From this equation we get an expression for the generator $G(t)$ of this unitary transformation. $$G = \frac{1}{2}\sum_{i=1}^n(\tilde{p}_i\delta \tilde{q}_i + \delta\tilde{q}_i \tilde{p}_i)-\tilde{H}\delta t $$ Now it is easy to compute the CCR and CAR by using the $\delta B = \frac{i}{\hbar}[G,B]$ for any operator $B$ (for example $x_j,p_j$).

Answer 3

It is just a way to get from a classical to what we call a quantum theory. In classical mechanics you have the poisson brackets governing the dynamical behaviour of your system. If you leave the Hamiltonian/Lagrangian the same and change this poisson bracket to a commutator of operators you obtain a new theory. This is than basically labeled "Quantum". There is of course a whole array of material on why this way of quantizing a theory is identical to other ways like for example the path integral formulation.
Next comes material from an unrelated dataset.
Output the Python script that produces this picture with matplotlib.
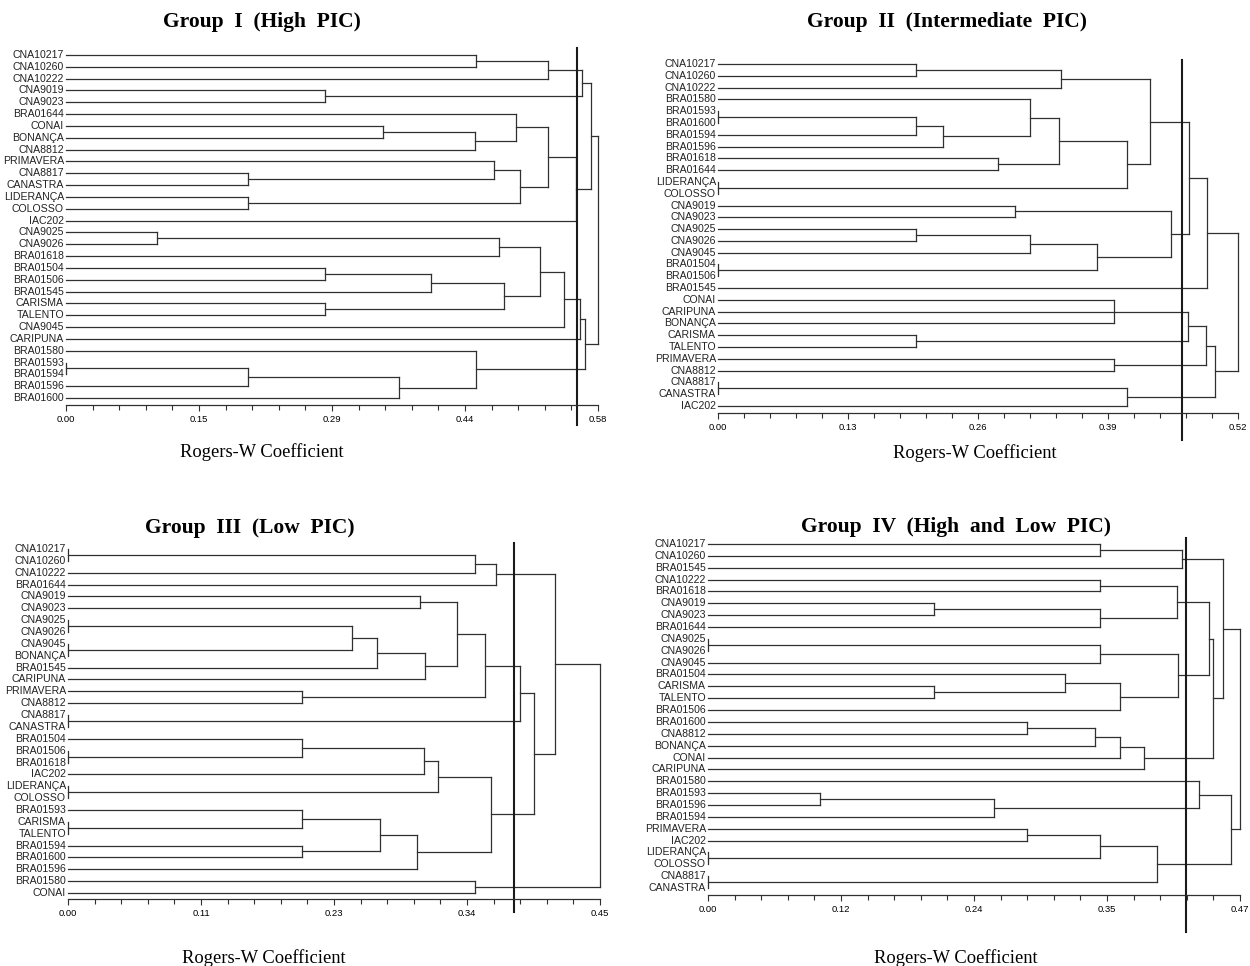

Of course in the end the only way to know that this gives you something "correct" is experimental. In fact you can create a lot of theories which are consistent but ultimately probably don't give a description of nature. It just so turns out that experiments confirm up to some point that the theories which do describe nature in particular QED are theories which are in the sense Quantum that its components, the fields and their conjugate moment, fullfill canonical commutation or anticommutation relations.

As a side node the mathematics behind QFT is partially not rigorous mathematics at all. Completely rigorous mathematical QFT has already a problem with operator valued distributions, which fields supposedly are, because they commute to the delta function. In this sense you have trouble even defining a field, but just because the mathematical tools aren't there doesn't necessarily mean the theories are invalid.